Settings
Configuring the settings denoted below would follow the usual methods used by Scrapy.
SCRAPY_POET_PROVIDERS
Default: {}
A dict
wherein the keys would be the providers available for your Scrapy
project while the values denotes the priority of the provider.
More info on this at this section: Providers.
SCRAPY_POET_OVERRIDES
Deprecated. Use SCRAPY_POET_RULES
instead.
SCRAPY_POET_RULES
Default: web_poet.default_registry.get_rules()
Accepts a List[ApplyRule]
which sets the rules to use.
Warning
Although SCRAPY_POET_RULES
already has values set from the return value of
web_poet.default_registry.get_rules()
,
make sure to also set the SCRAPY_POET_DISCOVER
setting below.
There are sections dedicated for this at Scrapy Tutorial and Rules from web-poet.
SCRAPY_POET_DISCOVER
Default: []
A list of packages/modules (i.e. List[str]
) which scrapy-poet will look for
page objects annotated with the web_poet.handle_urls()
decorator. Each
package/module is passed into
web_poet.consume_modules
where each
module from a package is recursively loaded.
This ensures that when using the default value of SCRAPY_POET_RULES
set to
web_poet.default_registry.get_rules()
,
it should contain all the intended rules.

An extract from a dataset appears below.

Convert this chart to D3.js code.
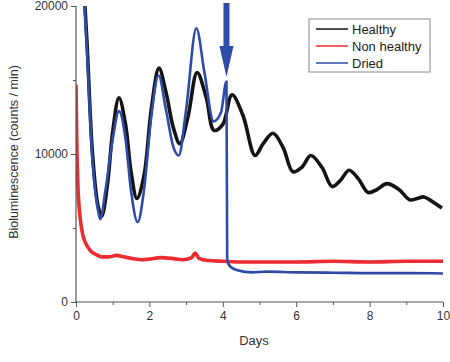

Note that it’s also possible for SCRAPY_POET_RULES
to have rules not specified
in SCRAPY_POET_DISCOVER
(e.g. when the annotated page objects are inside your
Scrapy project). However, it’s recommended to still use SCRAPY_POET_DISCOVER
to ensure all the intended rules are properly loaded.
SCRAPY_POET_CACHE
Default: None
The caching mechanism in the providers can be enabled by either setting this
to True
which configures the file path of the cache into a .scrapy/
dir
in your local Scrapy project.
On the other hand, you can also set this as a str
pointing to any path relative
to your local Scrapy project.
SCRAPY_POET_CACHE_ERRORS
Default: False
When this is set to True
, any error that arises when retrieving dependencies from
providers would be cached. This could be useful in cases during local development
wherein you outright know that retrieving the dependency would fail and would
choose to ignore it. Caching such errors would reduce the waiting time when
developing Page Objects.
It’s recommended to set this off into False
by default since you might miss
out on sporadic errors.
SCRAPY_POET_TESTS_DIR
Default: fixtures
Sets the location where the savefixture
command creates tests.
More info at Tests for Page Objects.
SCRAPY_POET_TESTS_ADAPTER
Default: None
Sets the class, or its import path, that will be used as an adapter in the generated test fixtures.
More info at Configuring the item adapter.
SCRAPY_POET_REQUEST_FINGERPRINTER_BASE_CLASS
The default value is the default value of the REQUEST_FINGERPRINTER_CLASS
setting for the version of Scrapy currently installed (e.g.
"scrapy.utils.request.RequestFingerprinter"
).
You can assign a request fingerprinter class to this setting to configure a custom request fingerprinter class to use for requests.
This class is used to generate a base fingerprint for a request. If that request uses dependency injection, that fingerprint is then modified to account for requested dependencies. Otherwise, the fingerprint is used as is.
Note
Annotations of annotated dependencies are
serialized with repr()
for fingerprinting purposes. If you find a
real-world scenario where this is a problem, please open an issue.